La tercera opción, tal vez lo más difícil de encarar, es apuntar a ver por qué se emigra y a solucionar en el sitio expulsor los problemas que fuerzan a abandonar el terruño. Con esto habría que estar abordando problemáticas tan complejas como la pobreza o la guerra. Seguramente sea imposible impedir las migraciones (¿quién y cómo eliminará las causas anteriores? Además, ¿por qué prohibirlas?, si en toda la historia de nuestra especie las hubo); pero tal vez pueda ser útil ampliar el debate para profundizar estas temáticas. Pese a que las organizaciones dedicadas a atender migrantes no tengan, en principio, respuesta efectiva a cuestiones tan complejas, es necesario plantearse seriamente qué nos está diciendo en este momento este fenómeno inusual. ¿Por qué tanta gente huye de su situación cotidiana? ¿Tan mal le va a tanta gente en el mundo? ¿Es tolerable un mundo que integra a algunos y marginaliza a tantos? Las migraciones actuales ¿no nos están hablando de poblaciones «excedentes» en el planeta? ¿Y qué mundo puede ser ese donde haya gente «de sobra»?
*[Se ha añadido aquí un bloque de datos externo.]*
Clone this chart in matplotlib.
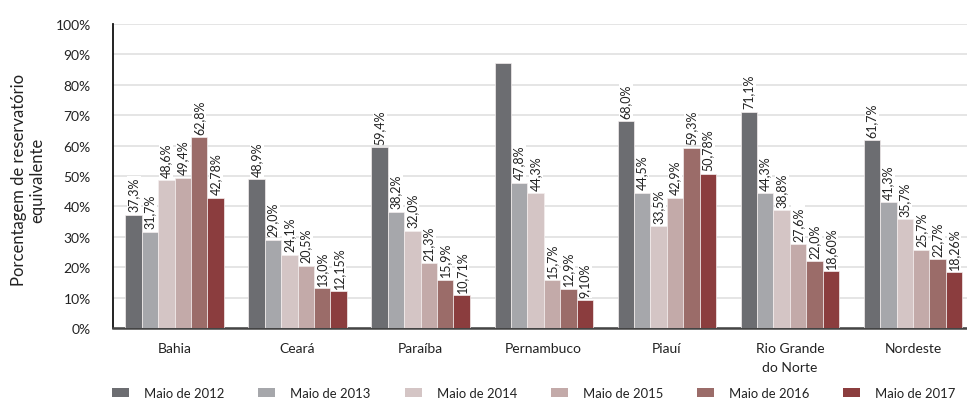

Todas estas preguntas, aparentemente alejadas de respuestas prácticas concretas, deben ser el fundamento de nuestras acciones en torno al tema de las migraciones. En definitiva el debate teórico serio -creemos que imperioso- sobre todo esto es lo que mejor puede encaminar las futuras intervenciones. Recordemos que «no hay nada más práctico que una buena teoría» (palabras de un famoso inmigrante judío: Einstein). Pero además, el problema de las migraciones es, en su justo medio, un problema político, un problema en la forma en que el mundo está organizado. ¿Por qué tendrían que ser problema si eso fue lo que nos permitió expandirnos por todo el globo? Son un problema en las actuales condiciones de civilización, lo cual impone entonces plantearse condiciones nuevas; léase: transformar las actuales.